▸ **What you are asked to do**
All of the material should be reproduced exactly, with pictures left out.

▸ **Data excerpt**

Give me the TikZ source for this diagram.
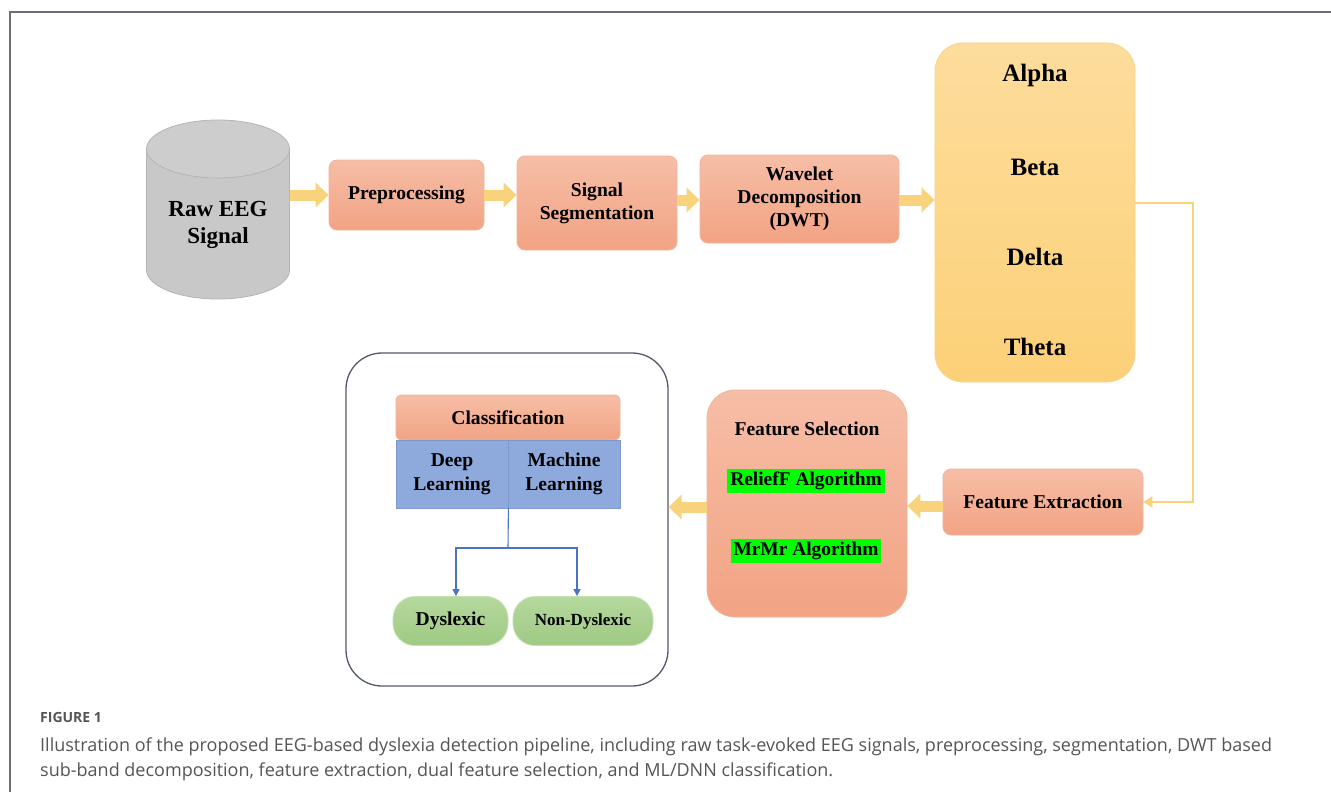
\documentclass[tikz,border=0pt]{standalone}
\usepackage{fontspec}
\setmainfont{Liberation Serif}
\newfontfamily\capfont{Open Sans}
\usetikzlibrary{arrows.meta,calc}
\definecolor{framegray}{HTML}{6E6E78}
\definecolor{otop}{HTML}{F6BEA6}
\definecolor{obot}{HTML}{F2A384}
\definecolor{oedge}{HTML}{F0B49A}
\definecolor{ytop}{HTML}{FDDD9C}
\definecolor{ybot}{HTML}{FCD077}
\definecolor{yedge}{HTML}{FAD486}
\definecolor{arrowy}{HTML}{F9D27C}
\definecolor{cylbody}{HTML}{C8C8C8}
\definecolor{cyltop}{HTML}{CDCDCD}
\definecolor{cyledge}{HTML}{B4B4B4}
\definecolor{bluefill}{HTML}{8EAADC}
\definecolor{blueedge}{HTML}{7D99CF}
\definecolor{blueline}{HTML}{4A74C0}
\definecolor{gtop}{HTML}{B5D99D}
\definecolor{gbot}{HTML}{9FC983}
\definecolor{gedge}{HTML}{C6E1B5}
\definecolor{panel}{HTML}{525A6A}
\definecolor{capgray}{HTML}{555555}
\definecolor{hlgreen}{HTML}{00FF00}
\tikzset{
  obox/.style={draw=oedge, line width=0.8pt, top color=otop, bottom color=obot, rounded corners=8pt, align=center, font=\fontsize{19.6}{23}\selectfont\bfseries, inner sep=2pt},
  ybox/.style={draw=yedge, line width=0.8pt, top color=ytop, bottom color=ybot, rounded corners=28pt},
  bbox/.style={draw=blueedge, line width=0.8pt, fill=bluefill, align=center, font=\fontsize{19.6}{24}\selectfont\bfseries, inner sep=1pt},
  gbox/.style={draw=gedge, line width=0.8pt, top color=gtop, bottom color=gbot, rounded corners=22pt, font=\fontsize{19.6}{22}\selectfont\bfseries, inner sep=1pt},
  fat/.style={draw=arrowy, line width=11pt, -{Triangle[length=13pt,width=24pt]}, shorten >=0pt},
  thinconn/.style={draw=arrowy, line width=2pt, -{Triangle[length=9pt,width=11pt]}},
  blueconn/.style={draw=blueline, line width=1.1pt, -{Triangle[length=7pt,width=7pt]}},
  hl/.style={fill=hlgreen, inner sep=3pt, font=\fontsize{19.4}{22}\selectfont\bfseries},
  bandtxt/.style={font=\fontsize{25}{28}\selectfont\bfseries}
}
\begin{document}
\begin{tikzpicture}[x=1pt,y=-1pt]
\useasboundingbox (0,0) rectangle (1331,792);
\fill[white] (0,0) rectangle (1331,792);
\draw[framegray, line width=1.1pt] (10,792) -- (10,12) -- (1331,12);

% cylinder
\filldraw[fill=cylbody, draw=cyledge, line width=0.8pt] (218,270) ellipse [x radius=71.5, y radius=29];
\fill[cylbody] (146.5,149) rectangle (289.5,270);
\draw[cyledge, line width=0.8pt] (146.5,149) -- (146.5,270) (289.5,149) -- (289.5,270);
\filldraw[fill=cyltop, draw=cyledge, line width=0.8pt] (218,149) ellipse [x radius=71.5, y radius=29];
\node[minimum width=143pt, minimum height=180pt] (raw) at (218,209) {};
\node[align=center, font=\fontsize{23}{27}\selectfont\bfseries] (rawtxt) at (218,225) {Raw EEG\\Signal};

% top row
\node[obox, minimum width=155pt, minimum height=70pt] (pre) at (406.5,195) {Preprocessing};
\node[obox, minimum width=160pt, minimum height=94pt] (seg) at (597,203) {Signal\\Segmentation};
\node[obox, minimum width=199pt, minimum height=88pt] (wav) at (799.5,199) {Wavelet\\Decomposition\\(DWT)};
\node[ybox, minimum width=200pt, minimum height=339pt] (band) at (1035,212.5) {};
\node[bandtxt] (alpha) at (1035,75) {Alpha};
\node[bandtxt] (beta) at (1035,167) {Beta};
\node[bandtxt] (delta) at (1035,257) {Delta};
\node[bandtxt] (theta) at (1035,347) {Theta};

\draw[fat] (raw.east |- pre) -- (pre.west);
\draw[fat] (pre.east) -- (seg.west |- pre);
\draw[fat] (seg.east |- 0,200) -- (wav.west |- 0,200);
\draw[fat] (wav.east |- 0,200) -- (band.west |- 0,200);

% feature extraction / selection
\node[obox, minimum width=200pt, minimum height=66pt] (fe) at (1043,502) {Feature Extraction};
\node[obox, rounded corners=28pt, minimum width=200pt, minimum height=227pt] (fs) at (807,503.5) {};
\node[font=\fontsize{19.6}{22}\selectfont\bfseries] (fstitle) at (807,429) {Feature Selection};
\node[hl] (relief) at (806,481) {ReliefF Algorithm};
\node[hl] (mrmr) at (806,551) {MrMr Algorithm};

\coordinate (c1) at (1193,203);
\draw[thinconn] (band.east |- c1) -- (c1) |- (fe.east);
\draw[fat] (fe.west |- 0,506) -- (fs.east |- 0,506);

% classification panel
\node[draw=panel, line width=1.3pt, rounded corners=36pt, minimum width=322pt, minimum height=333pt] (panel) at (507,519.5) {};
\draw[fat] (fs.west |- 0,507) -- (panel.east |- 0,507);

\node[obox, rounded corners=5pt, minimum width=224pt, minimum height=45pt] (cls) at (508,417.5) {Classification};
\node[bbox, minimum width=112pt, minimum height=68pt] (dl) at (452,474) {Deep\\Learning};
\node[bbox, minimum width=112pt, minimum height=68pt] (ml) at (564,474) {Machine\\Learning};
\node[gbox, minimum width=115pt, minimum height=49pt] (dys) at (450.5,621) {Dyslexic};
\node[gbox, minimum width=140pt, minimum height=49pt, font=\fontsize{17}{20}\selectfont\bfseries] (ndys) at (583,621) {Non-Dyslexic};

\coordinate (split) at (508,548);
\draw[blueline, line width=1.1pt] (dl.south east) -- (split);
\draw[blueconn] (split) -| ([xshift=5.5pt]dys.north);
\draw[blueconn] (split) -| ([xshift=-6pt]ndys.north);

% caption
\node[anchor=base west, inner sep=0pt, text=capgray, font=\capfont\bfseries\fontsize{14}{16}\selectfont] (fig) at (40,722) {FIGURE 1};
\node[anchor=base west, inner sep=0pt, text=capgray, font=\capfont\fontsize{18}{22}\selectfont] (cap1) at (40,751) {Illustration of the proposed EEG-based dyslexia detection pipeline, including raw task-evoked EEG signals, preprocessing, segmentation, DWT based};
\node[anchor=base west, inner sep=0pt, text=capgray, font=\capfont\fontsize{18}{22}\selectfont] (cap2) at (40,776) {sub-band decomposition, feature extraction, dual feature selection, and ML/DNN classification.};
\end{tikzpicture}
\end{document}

▸ **Written answer**
Give me the TikZ source for this diagram.
\documentclass[tikz,border=0pt]{standalone}
\usepackage{fontspec}
\setmainfont{Liberation Serif}
\newfontfamily\capfont{Open Sans}
\usetikzlibrary{arrows.meta,calc}
\definecolor{framegray}{HTML}{6E6E78}
\definecolor{otop}{HTML}{F6BEA6}
\definecolor{obot}{HTML}{F2A384}
\definecolor{oedge}{HTML}{F0B49A}
\definecolor{ytop}{HTML}{FDDD9C}
\definecolor{ybot}{HTML}{FCD077}
\definecolor{yedge}{HTML}{FAD486}
\definecolor{arrowy}{HTML}{F9D27C}
\definecolor{cylbody}{HTML}{C8C8C8}
\definecolor{cyltop}{HTML}{CDCDCD}
\definecolor{cyledge}{HTML}{B4B4B4}
\definecolor{bluefill}{HTML}{8EAADC}
\definecolor{blueedge}{HTML}{7D99CF}
\definecolor{blueline}{HTML}{4A74C0}
\definecolor{gtop}{HTML}{B5D99D}
\definecolor{gbot}{HTML}{9FC983}
\definecolor{gedge}{HTML}{C6E1B5}
\definecolor{panel}{HTML}{525A6A}
\definecolor{capgray}{HTML}{555555}
\definecolor{hlgreen}{HTML}{00FF00}
\tikzset{
  obox/.style={draw=oedge, line width=0.8pt, top color=otop, bottom color=obot, rounded corners=8pt, align=center, font=\fontsize{19.6}{23}\selectfont\bfseries, inner sep=2pt},
  ybox/.style={draw=yedge, line width=0.8pt, top color=ytop, bottom color=ybot, rounded corners=28pt},
  bbox/.style={draw=blueedge, line width=0.8pt, fill=bluefill, align=center, font=\fontsize{19.6}{24}\selectfont\bfseries, inner sep=1pt},
  gbox/.style={draw=gedge, line width=0.8pt, top color=gtop, bottom color=gbot, rounded corners=22pt, font=\fontsize{19.6}{22}\selectfont\bfseries, inner sep=1pt},
  fat/.style={draw=arrowy, line width=11pt, -{Triangle[length=13pt,width=24pt]}, shorten >=0pt},
  thinconn/.style={draw=arrowy, line width=2pt, -{Triangle[length=9pt,width=11pt]}},
  blueconn/.style={draw=blueline, line width=1.1pt, -{Triangle[length=7pt,width=7pt]}},
  hl/.style={fill=hlgreen, inner sep=3pt, font=\fontsize{19.4}{22}\selectfont\bfseries},
  bandtxt/.style={font=\fontsize{25}{28}\selectfont\bfseries}
}
\begin{document}
\begin{tikzpicture}[x=1pt,y=-1pt]
\useasboundingbox (0,0) rectangle (1331,792);
\fill[white] (0,0) rectangle (1331,792);
\draw[framegray, line width=1.1pt] (10,792) -- (10,12) -- (1331,12);

% cylinder
\filldraw[fill=cylbody, draw=cyledge, line width=0.8pt] (218,270) ellipse [x radius=71.5, y radius=29];
\fill[cylbody] (146.5,149) rectangle (289.5,270);
\draw[cyledge, line width=0.8pt] (146.5,149) -- (146.5,270) (289.5,149) -- (289.5,270);
\filldraw[fill=cyltop, draw=cyledge, line width=0.8pt] (218,149) ellipse [x radius=71.5, y radius=29];
\node[minimum width=143pt, minimum height=180pt] (raw) at (218,209) {};
\node[align=center, font=\fontsize{23}{27}\selectfont\bfseries] (rawtxt) at (218,225) {Raw EEG\\Signal};

% top row
\node[obox, minimum width=155pt, minimum height=70pt] (pre) at (406.5,195) {Preprocessing};
\node[obox, minimum width=160pt, minimum height=94pt] (seg) at (597,203) {Signal\\Segmentation};
\node[obox, minimum width=199pt, minimum height=88pt] (wav) at (799.5,199) {Wavelet\\Decomposition\\(DWT)};
\node[ybox, minimum width=200pt, minimum height=339pt] (band) at (1035,212.5) {};
\node[bandtxt] (alpha) at (1035,75) {Alpha};
\node[bandtxt] (beta) at (1035,167) {Beta};
\node[bandtxt] (delta) at (1035,257) {Delta};
\node[bandtxt] (theta) at (1035,347) {Theta};

\draw[fat] (raw.east |- pre) -- (pre.west);
\draw[fat] (pre.east) -- (seg.west |- pre);
\draw[fat] (seg.east |- 0,200) -- (wav.west |- 0,200);
\draw[fat] (wav.east |- 0,200) -- (band.west |- 0,200);

% feature extraction / selection
\node[obox, minimum width=200pt, minimum height=66pt] (fe) at (1043,502) {Feature Extraction};
\node[obox, rounded corners=28pt, minimum width=200pt, minimum height=227pt] (fs) at (807,503.5) {};
\node[font=\fontsize{19.6}{22}\selectfont\bfseries] (fstitle) at (807,429) {Feature Selection};
\node[hl] (relief) at (806,481) {ReliefF Algorithm};
\node[hl] (mrmr) at (806,551) {MrMr Algorithm};

\coordinate (c1) at (1193,203);
\draw[thinconn] (band.east |- c1) -- (c1) |- (fe.east);
\draw[fat] (fe.west |- 0,506) -- (fs.east |- 0,506);

% classification panel
\node[draw=panel, line width=1.3pt, rounded corners=36pt, minimum width=322pt, minimum height=333pt] (panel) at (507,519.5) {};
\draw[fat] (fs.west |- 0,507) -- (panel.east |- 0,507);

\node[obox, rounded corners=5pt, minimum width=224pt, minimum height=45pt] (cls) at (508,417.5) {Classification};
\node[bbox, minimum width=112pt, minimum height=68pt] (dl) at (452,474) {Deep\\Learning};
\node[bbox, minimum width=112pt, minimum height=68pt] (ml) at (564,474) {Machine\\Learning};
\node[gbox, minimum width=115pt, minimum height=49pt] (dys) at (450.5,621) {Dyslexic};
\node[gbox, minimum width=140pt, minimum height=49pt, font=\fontsize{17}{20}\selectfont\bfseries] (ndys) at (583,621) {Non-Dyslexic};

\coordinate (split) at (508,548);
\draw[blueline, line width=1.1pt] (dl.south east) -- (split);
\draw[blueconn] (split) -| ([xshift=5.5pt]dys.north);
\draw[blueconn] (split) -| ([xshift=-6pt]ndys.north);

% caption
\node[anchor=base west, inner sep=0pt, text=capgray, font=\capfont\bfseries\fontsize{14}{16}\selectfont] (fig) at (40,722) {FIGURE 1};
\node[anchor=base west, inner sep=0pt, text=capgray, font=\capfont\fontsize{18}{22}\selectfont] (cap1) at (40,751) {Illustration of the proposed EEG-based dyslexia detection pipeline, including raw task-evoked EEG signals, preprocessing, segmentation, DWT based};
\node[anchor=base west, inner sep=0pt, text=capgray, font=\capfont\fontsize{18}{22}\selectfont] (cap2) at (40,776) {sub-band decomposition, feature extraction, dual feature selection, and ML/DNN classification.};
\end{tikzpicture}
\end{document}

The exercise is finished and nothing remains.